Since oil was discovered in the region in the 1980s, private oil wells mushroomed with many skirting the State-owned large oil wells, stealing some oil away and leaving more spilt.
Stealing was so rampant that some people built houses there as blindage, dug wells in their houses and siphoned oil from pipelines of large oil wells, while many others drove to the spot with their cars, stole the oil and run away.
The result is heavy pollution.
Dali River, a local river providing drinking water for local villagers, was heavily polluted, forcing some 6,000 villagers in the county to transport water from miles away.
Referring to those private operators disgustedly as "oil ghost", Guo recalled the past days with conflicts.
"Villagers always appealed to local courts saying that their land was ruined by private operators," said an official in charge of the environment protection bureau of the Jingbian county who declined to be named.
"Private oil wells with less capital and poor facilities and techniques neglected environmental protection," said the official.
The worsening situation attracted attention from the government, who ordered a shutdown of private oil wells in 2003.
The shutdown of small oil wells meant a large number of local families were losing their sources of income. Thus local government agreed to pay compensation to cover 70 percent of their losses.
After three years, 70 percent of the private oil wells closed voluntarily while the rest were shut down by local governments.
The move also propelled other oil fields to invest more on environmental protection.
In the State-owned Changqing Oil Field, one of the largest in the region with an annual processing capacity of 10 million tons, more than 500 million yuan has been invested annually for improvement of facilities and ecological environment in the oil field.
"As we build an oil well, we plant trees around it to minimize the damage to environment," said Hao Shengliang, an official with the State-owned Changqing Oil Field.
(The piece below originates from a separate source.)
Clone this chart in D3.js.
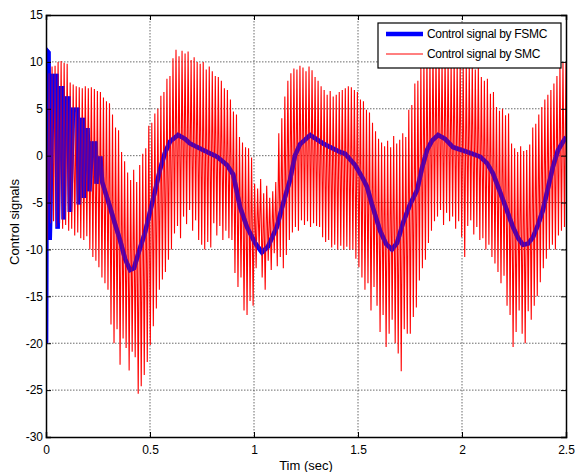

"We urge our staff to attach importance to environmental protection and conduct regular and irregular inspections," said the unnamed official with the environment protection bureau of the Jingbian County, "besides, environmental issue is also key to the evaluation of leaders of the fields."
The exhaust gas in oil exploration used to be discharged into the air or burned, but now it is transported to nearby residences for heating or electricity generation.
"Local villagers no longer have to lumber for firewoods," said Fan Xiquan, an official with the oil field, " a virtuous circle of economic development and environment protection has taken shape."
China's western regions constitute a critical component in the country's energy structure. The region has 65 percent of the nation's mineral deposits and 76 percent of its water resources. The area bordering Shaanxi, Shanxi and Inner Mongolia has about 60 percent of China's verified coal reserves.
However, western regions are prone to natural disasters such as drought and sand storms.
China has invested 110 billion yuan (US$14.2 billion) on protecting the environment in the western regions since 2000 and has set a target of reducing energy consumption per unit of GDP by 20 percent between 2006 and 2010 nationwide.